The Vanguard of Soul: Honoring the Genius, the Grit, and the Grace of D’Angelo
There are singers… and then there are souls who sing.

Michael Eugene Archer — known to the world as D’Angelo — didn’t just make R&B. He baptized it. His voice was velvet and gravel at the same time, carrying the kind of truth that made you close your eyes and just feel. From the moment he whispered “Brown Sugar” in 1995, we knew this wasn’t just another artist — this was a vessel. A messenger. A spirit cut from the same divine cloth as Prince, Marvin, and Curtis.
Born in Richmond, Virginia, in 1974, D’Angelo grew up the son of a Pentecostal preacher — and you could hear that church in every note he sang. Before neo-soul had a name, he was already living it. He fused gospel, jazz, funk, and hip-hop into something sacred and sensual, spiritual and street. His debut album, Brown Sugar, flipped the music world upside down and brought soul back to the front of the conversation.
Then came Voodoo in 2000 — a record that didn’t just raise the bar, it changed the atmosphere.
The grooves were loose, the bass was dirty, and the vocals? They were alive. Backed by the Soulquarians — that electric brotherhood including Questlove, J Dilla, and Erykah Badu — D’Angelo helped lead a renaissance of real musicianship. The Voodoo tour became the stuff of legend. The “Untitled (How Does It Feel)” video became cultural canon. And for a moment, the world stood still in awe of a Black man who dared to be vulnerable, sensual, and free.
But as the spotlight grew hotter, so did the struggle. Fame has a way of wounding geniuses, and D’Angelo carried the weight of his own perfectionism, pain, and isolation. For over a decade, he stepped back — into the shadows, into the silence. And yet, those who truly loved his music knew: you can’t silence a soul that was born to testify.
When he returned with Black Messiah in 2014, it wasn’t just an album. It was a revelation.
A cry for justice. A call for consciousness. A sonic revolution that felt like a prayer wrapped in protest. The same man who once made us sway now made us stand. His voice, deeper and wiser, carried the fire of Ferguson, the pain of a people, and the power of purpose.
Through it all, D’Angelo never lost his spirit.
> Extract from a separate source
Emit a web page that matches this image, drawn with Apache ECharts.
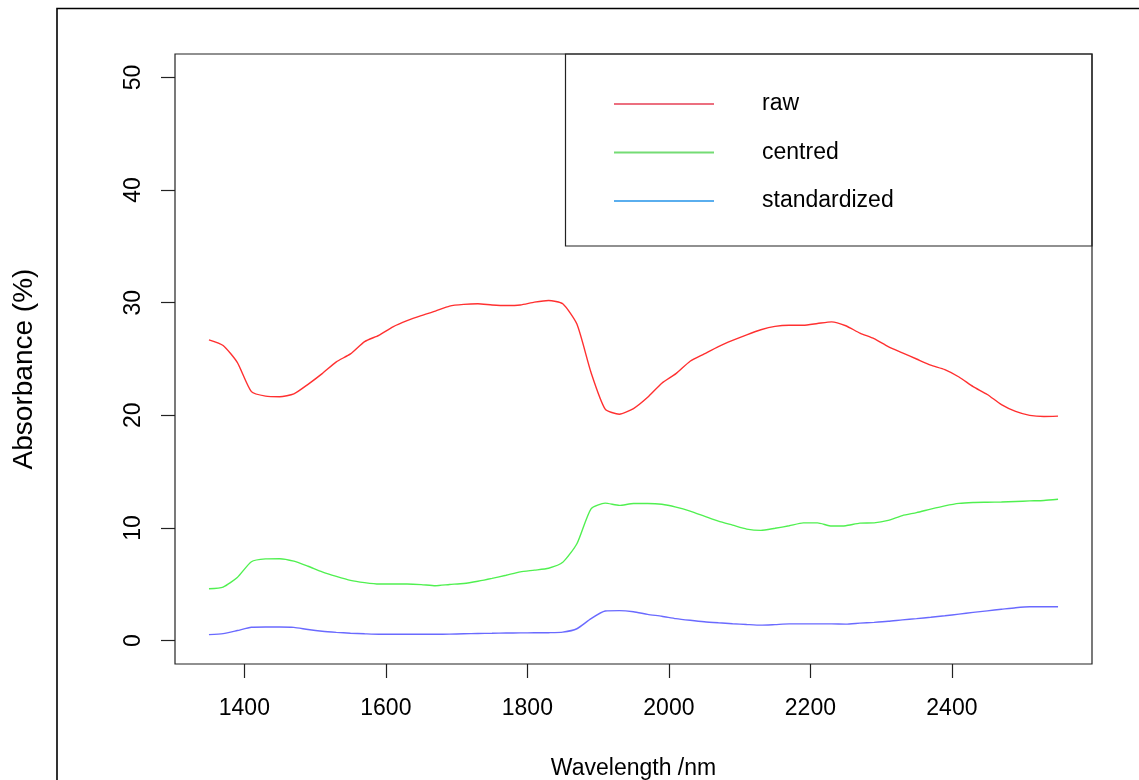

He was the bridge between eras — the love child of Prince’s funk, Marvin’s vulnerability, and Curtis Mayfield’s activism. He blurred the line between sacred and sensual, never afraid to show the battle between flesh and faith. He made imperfection sound like grace.
At Royalty Memorial, we celebrate not just the artist but the essence — the man who poured his spirit into sound. D’Angelo reminded us that soul isn’t a genre. It’s a heartbeat. And his still echoes in every singer brave enough to be raw, real, and redeemed.
Rest well, brother D. Your music didn’t just move us — it healed us.